Ternove (Ukrainian: Тернове), formerly and still commonly known as Novopetrivske (Ukrainian: Новопетрівьске) is a village located in the Dnipropetrovsk Oblast, in Ukraine.

Geography 
The village of Ternove is located approximately 1 km away from much larger Berezove and is close to the joint borders of Zaporizhzhia and Donetsk Oblasts. A drying stream with a dam flows through the village. It has an elevation of 147 meters.

History 
The village was founded in 1922. Immediately after the defeat of the UPR, two villages were formed: Ternovy and Petrovsky, named after the "all-Ukrainian headman" Grigory Petrovsky. Over time, the number of villages has increased significantly, and the villages have been united. A village was formed, which the local authorities called Novopetrivske, which was later renamed sometime in 2015 to Ternove.
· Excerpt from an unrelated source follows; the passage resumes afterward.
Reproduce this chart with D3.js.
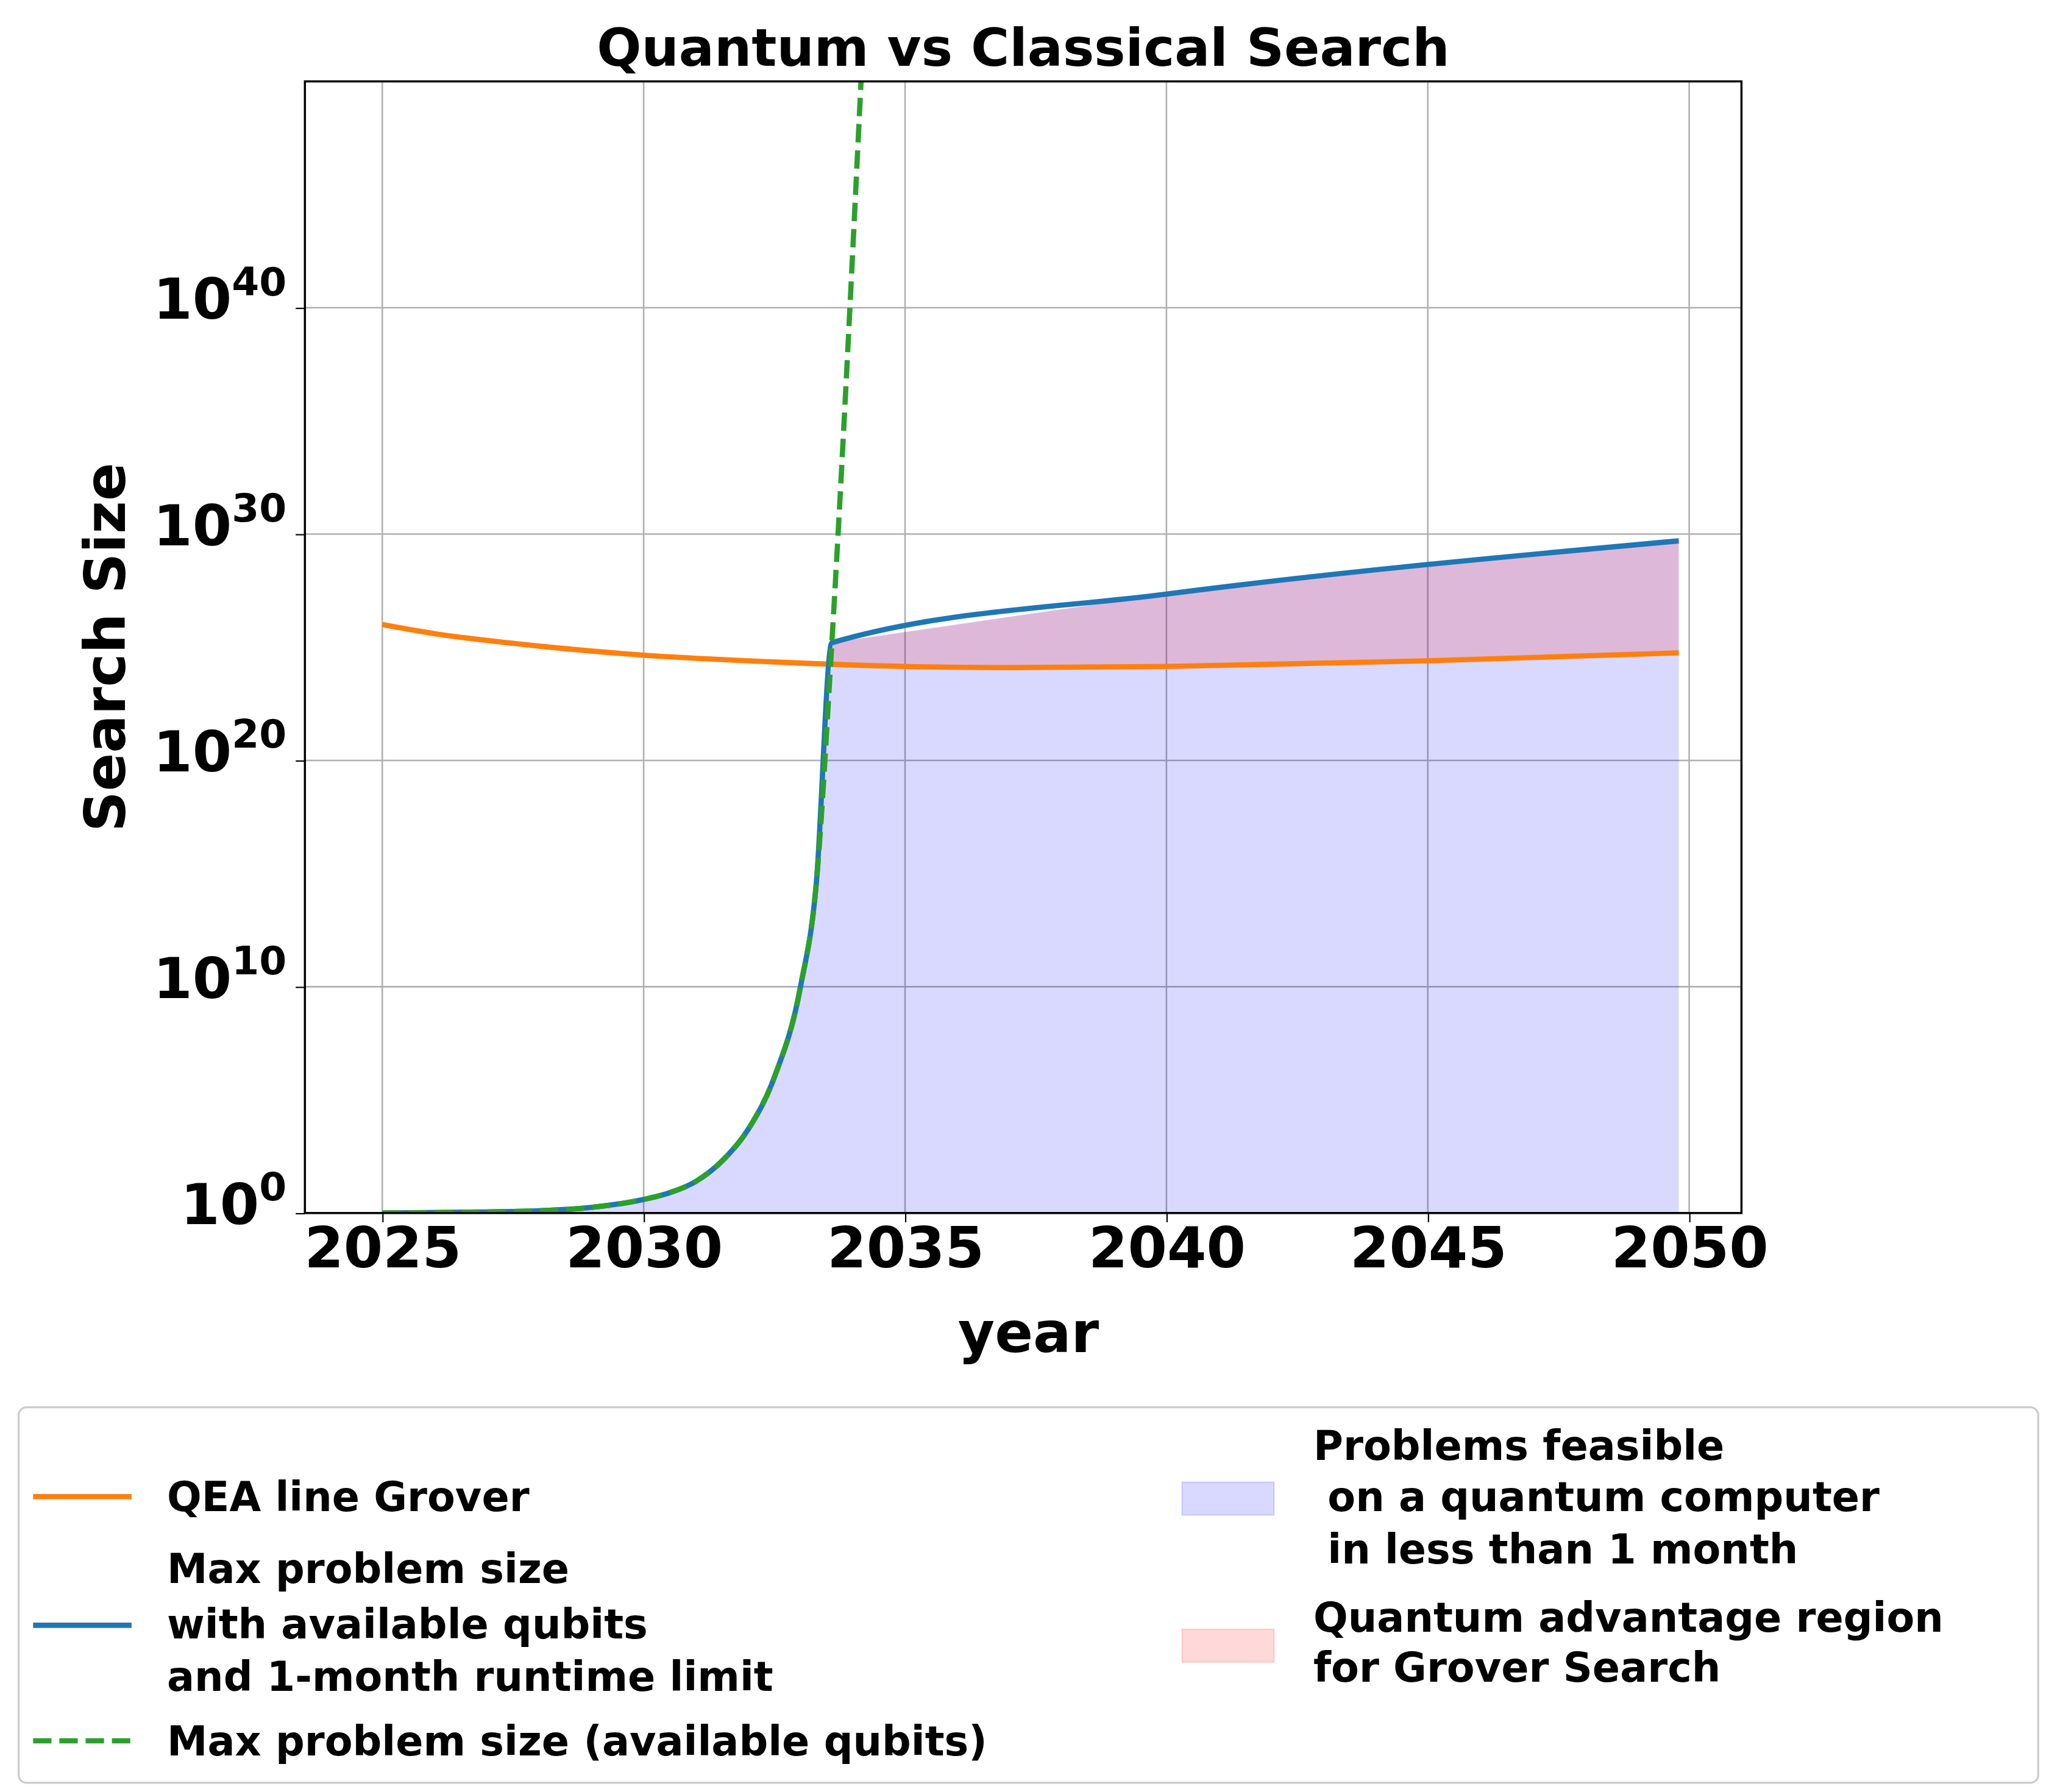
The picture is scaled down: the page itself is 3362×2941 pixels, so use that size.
<!DOCTYPE html>
<html><head><meta charset="utf-8">
<script src="https://cdn.jsdelivr.net/npm/d3@7"></script>
<style>body{margin:0;background:#fff} text{font-family:"DejaVu Sans";font-weight:bold}</style>
</head><body><div id="chart"></div>
<script>
// values: year, log10(search size)
const qeaYears = [2025, 2026, 2027, 2028, 2030, 2032, 2035, 2037, 2040, 2043, 2045, 2049.8]
const qeaLog = [26.0, 25.6, 25.3, 25.05, 24.65, 24.4, 24.15, 24.1, 24.15, 24.3, 24.4, 24.75]
const qubitYears = [2025, 2027, 2028, 2029, 2030, 2030.5, 2031, 2031.5, 2032, 2032.5, 2033, 2033.3, 2033.6, 2034.2]
const qubitLog = [0, 0.05, 0.1, 0.25, 0.6, 0.9, 1.4, 2.3, 3.7, 6.0, 10.0, 14.5, 25.2, 52]
const blueYears = [2025, 2027, 2028, 2029, 2030, 2030.5, 2031, 2031.5, 2032, 2032.5, 2033, 2033.3, 2033.6, 2040, 2049.8]
const blueLog = [0, 0.05, 0.1, 0.25, 0.6, 0.9, 1.4, 2.3, 3.7, 6.0, 10.0, 14.5, 25.2, 27.35, 29.7]
const xTicks = [2025, 2030, 2035, 2040, 2045, 2050]
const yTicks = [0, 10, 20, 30, 40]

const W = 1560, H = 1365
const m = {left: 232, right: 1326, top: 62, bottom: 924}
const svg = d3.select("#chart").append("svg").attr("width", 3362).attr("height", 2941)
  .attr("viewBox", `0 0 ${W} ${H}`)

const x = d3.scaleLinear().domain([2023.52, 2051.0]).range([m.left, m.right])
const y = d3.scaleLinear().domain([0, 50]).range([m.bottom, m.top])

const clip = svg.append("clipPath").attr("id", "c").append("rect")
  .attr("x", m.left).attr("y", m.top).attr("width", m.right - m.left).attr("height", m.bottom - m.top)

// grid
const grid = svg.append("g").attr("stroke", "#b0b0b0").attr("stroke-width", 1.2)
xTicks.forEach(t => grid.append("line").attr("x1", x(t)).attr("x2", x(t)).attr("y1", m.top).attr("y2", m.bottom))
yTicks.forEach(t => grid.append("line").attr("y1", y(t)).attr("y2", y(t)).attr("x1", m.left).attr("x2", m.right))

const qea = d3.interpolateArray ? null : null
const interp = (xs, ys, v) => {
  for (let i = 1; i < xs.length; i++) if (v <= xs[i]) {
    const f = (v - xs[i-1]) / (xs[i] - xs[i-1]); return ys[i-1] + f * (ys[i] - ys[i-1]) }
  return ys[ys.length - 1]
}
const blueData = blueYears.map((d, i) => ({yr: d, v: blueLog[i]}))
const g = svg.append("g").attr("clip-path", "url(#c)")

// feasible region
g.append("path").datum(blueData)
  .attr("d", d3.area().x(d => x(d.yr)).y0(y(0)).y1(d => y(d.v)))
  .attr("fill", "#0000ff").attr("fill-opacity", 0.15)

// advantage region between orange and blue
const adv = []
for (let yr = 2033.55; yr <= 2049.8001; yr += 0.05) {
  const b = interp(blueYears, blueLog, yr), o = interp(qeaYears, qeaLog, yr)
  if (b > o) adv.push({yr, b, o})
}
g.append("path").datum(adv)
  .attr("d", d3.area().x(d => x(d.yr)).y0(d => y(d.o)).y1(d => y(d.b)))
  .attr("fill", "#ff0000").attr("fill-opacity", 0.15)

const line = d3.line().x(d => x(d.yr)).y(d => y(d.v)).curve(d3.curveMonotoneX)
g.append("path").datum(qeaYears.map((d, i) => ({yr: d, v: qeaLog[i]})))
  .attr("d", line).attr("fill", "none").attr("stroke", "#ff7f0e").attr("stroke-width", 4)
g.append("path").datum(blueData)
  .attr("d", d3.line().x(d => x(d.yr)).y(d => y(d.v)).curve(d3.curveMonotoneX))
  .attr("fill", "none").attr("stroke", "#1f77b4").attr("stroke-width", 4)
g.append("path").datum(qubitYears.map((d, i) => ({yr: d, v: qubitLog[i]})))
  .attr("d", line).attr("fill", "none").attr("stroke", "#2ca02c").attr("stroke-width", 4)
  .attr("stroke-dasharray", "14,6")

// frame
svg.append("rect").attr("x", m.left).attr("y", m.top).attr("width", m.right - m.left)
  .attr("height", m.bottom - m.top).attr("fill", "none").attr("stroke", "#000").attr("stroke-width", 1.6)

// axes
const xAxis = svg.append("g").attr("transform", `translate(0,${m.bottom})`)
  .call(d3.axisBottom(x).tickValues(xTicks).tickFormat(d3.format("d")).tickSize(7).tickPadding(4))
xAxis.select(".domain").remove()
xAxis.selectAll("text").attr("font-size", 43).attr("font-family", "DejaVu Sans").attr("font-weight", "bold").attr("fill", "#000")
const yAxis = svg.append("g").attr("transform", `translate(${m.left},0)`)
  .call(d3.axisLeft(y).tickValues(yTicks).tickFormat("").tickSize(7))
yAxis.select(".domain").remove()
yAxis.selectAll(".tick").append("text").attr("x", -14).attr("dy", 8).attr("text-anchor", "end")
  .attr("fill", "#000").attr("font-size", 43)
  .each(function(d) {
    const t = d3.select(this)
    t.append("tspan").text("10")
    t.append("tspan").attr("dy", -18).attr("font-size", 30).text(d)
  })

svg.append("text").attr("x", (m.left + m.right) / 2).attr("y", 50).attr("text-anchor", "middle")
  .attr("font-size", 40).text("Quantum vs Classical Search")
svg.append("text").attr("x", 783).attr("y", 1030).attr("text-anchor", "middle").attr("font-size", 43).text("year")
svg.append("text").attr("transform", `translate(95,${(m.top + m.bottom) / 2}) rotate(-90)`)
  .attr("text-anchor", "middle").attr("font-size", 43).text("Search Size")

// legend
const lg = svg.append("g")
lg.append("rect").attr("x", 14).attr("y", 1072).attr("width", 1538).attr("height", 286).attr("rx", 6)
  .attr("fill", "#fff").attr("stroke", "#ccc").attr("stroke-width", 1.5)
const fs = 31
const addText = (xx, ys, lines) => lines.forEach((l, i) =>
  lg.append("text").attr("x", xx).attr("y", ys[i]).attr("font-size", fs).attr("dy", 11).attr("xml:space", "preserve").text(l))
lg.append("line").attr("x1", 25).attr("x2", 100).attr("y1", 1140).attr("y2", 1140).attr("stroke", "#ff7f0e").attr("stroke-width", 4)
addText(127, [1140], ["QEA line Grover"])
lg.append("line").attr("x1", 25).attr("x2", 100).attr("y1", 1238).attr("y2", 1238).attr("stroke", "#1f77b4").attr("stroke-width", 4)
addText(127, [1195, 1237, 1277], ["Max problem size", "with available qubits", "and 1-month runtime limit"])
lg.append("line").attr("x1", 25).attr("x2", 100).attr("y1", 1326).attr("y2", 1326).attr("stroke", "#2ca02c").attr("stroke-width", 4).attr("stroke-dasharray", "14,6")
addText(127, [1326], ["Max problem size (available qubits)"])
lg.append("rect").attr("x", 900).attr("y", 1129).attr("width", 70).attr("height", 25)
  .attr("fill", "#0000ff").attr("fill-opacity", 0.15).attr("stroke", "#0000ff").attr("stroke-opacity", 0.15)
addText(1000, [1101, 1140, 1180], ["Problems feasible", " on a quantum computer", " in less than 1 month"])
lg.append("rect").attr("x", 900).attr("y", 1241).attr("width", 70).attr("height", 25)
  .attr("fill", "#ff0000").attr("fill-opacity", 0.15).attr("stroke", "#ff0000").attr("stroke-opacity", 0.15)
addText(1000, [1232, 1270], ["Quantum advantage region", "for Grover Search"])
</script></body></html>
In 2022, Russian troops shelled the village and surrounding areas. Reports from Ukrainian military groups suggest this village alongside Berezove, Novoheorhiivka and Zaporizke were attacked and then occupied for an unknown period of time, evincing that the Russian troops entered Dnipropetrovsk Oblast. Ukrainian military claimed to have cleared Russian troops from the village on March 14, 2022.